Shortage of Department for Child Protection case workers seen

HUNDREDS of vulnerable children in WA, including 60 in the Peel region, are missing out on much-needed support and care because of a lack of case workers, according to the Community and Public Sector Union/Civil Service Association.

At the end of August, there were 642 children on the Department for Child Protection and Family Support’s monitored list waiting to be allocated to a case worker.

This included 60 children from the Peel region, the highest number in the regions, who made up the 284 children on monitored lists in regional areas.

“That effectively means a team leader will only occasionally query how the child is going instead of them having a dedicated case worker looking after them,” branch assistant secretary Rikki Hendon said. Case workers develop plans to support children who have complex needs and challenging behaviour that requires individual care arrangements and not just an occasional check.

The union said the only way to address the issue was to employ more staff.

“We need additional case workers so every child receives timely support, something we have been seeking for years,’’ she said.

“Putting on additional case workers last year was a small step in the right direction, but we need many more.

“If the Barnett Government does not give Child Protection and Family Services adequate funds to employ more staff, there will always be a massive shortfall and children will miss out.”

Ms Hendon said since 2006-07 the number of children in care had doubled but in that time there had not been an appropriate increase in the number of case workers employed.

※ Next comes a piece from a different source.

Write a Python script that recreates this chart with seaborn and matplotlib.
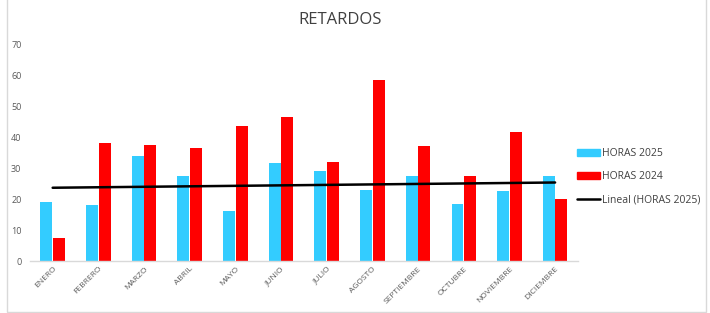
import matplotlib
matplotlib.use('Agg')
import matplotlib.pyplot as plt
import seaborn as sns
import pandas as pd
import numpy as np
from matplotlib.patches import Patch
from matplotlib.lines import Line2D

meses = ['ENERO', 'FEBRERO', 'MARZO', 'ABRIL', 'MAYO', 'JUNIO', 'JULIO',
         'AGOSTO', 'SEPTIEMBRE', 'OCTUBRE', 'NOVIEMBRE', 'DICIEMBRE']
horas_2025 = [19, 18, 34, 27.5, 16, 31.5, 29, 23, 27.5, 18.5, 22.5, 27.5]
horas_2024 = [7.5, 38, 37.5, 36.5, 43.5, 46.5, 32, 58.5, 37, 27.5, 41.5, 20]

df = pd.DataFrame({
    'mes': meses * 2,
    'horas': horas_2025 + horas_2024,
    'serie': ['HORAS 2025'] * 12 + ['HORAS 2024'] * 12,
})

sns.set_theme(style="white")
plt.rcParams['font.family'] = ['Open Sans', 'DejaVu Sans']

fig = plt.figure(figsize=(7.1, 3.13), dpi=100)
ax = fig.add_axes([0.042, 0.166, 0.772, 0.693])

palette = {'HORAS 2025': '#33CCFF', 'HORAS 2024': '#FF0000'}
sns.barplot(data=df, x='mes', y='horas', hue='serie', palette=palette,
            width=0.55, gap=0.05, saturation=1, linewidth=0, ax=ax, legend=False)

# linea de tendencia (lineal) de HORAS 2025
x = np.arange(len(meses))
m, b = np.polyfit(x, horas_2025, 1)
ax.plot(x, m * x + b, color='black', lw=1.8)

ax.set_xlim(-0.5, 11.5)
ax.set_ylim(0, 70)
ax.set_yticks(range(0, 71, 10))
ax.set_xlabel('')
ax.set_ylabel('')
ax.tick_params(axis='y', labelsize=6.5, labelcolor='#595959', length=0, pad=6)
ax.tick_params(axis='x', labelsize=6, labelcolor='#595959', length=0, pad=3)
plt.setp(ax.get_xticklabels(), rotation=45, ha='right', rotation_mode='anchor')
for s in ['top', 'right', 'left']:
    ax.spines[s].set_visible(False)
ax.spines['bottom'].set_color('#d9d9d9')
ax.spines['bottom'].set_linewidth(1)

fig.text(0.479, 0.935, 'RETARDOS', ha='center', va='center', fontsize=12, color='#404040')

handles = [Patch(color='#33CCFF'), Patch(color='#FF0000'), Line2D([0], [0], color='black', lw=1.8)]
labels = ['HORAS 2025', 'HORAS 2024', 'Lineal (HORAS 2025)']
fig.legend(handles, labels, loc='center left', bbox_to_anchor=(0.8, 0.435), frameon=False,
           fontsize=7.5, handlelength=2.2, handletextpad=0.2, labelspacing=1.15,
           labelcolor='#404040')

fig.patches.append(plt.Rectangle((0.01, 0.004), 0.985, 1.1, transform=fig.transFigure,
                                 fill=False, edgecolor='#d9d9d9', lw=1))

fig.savefig('out.png', dpi=100)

“It is all well and good for the Government to come out and say they have employed more staff but the reality is staff are telling us they are struggling with workloads and there are hundreds of children not getting the appropriate support.

“There is a demand model in place that is supposed to inform Child Protection what resources they should get – they are supposed to get more resources as the number of cases increase.

“Clearly that model is not working as the government is not putting in enough funding.”

The Department for Child Protection and Family Support did not respond to requests for comment by deadline.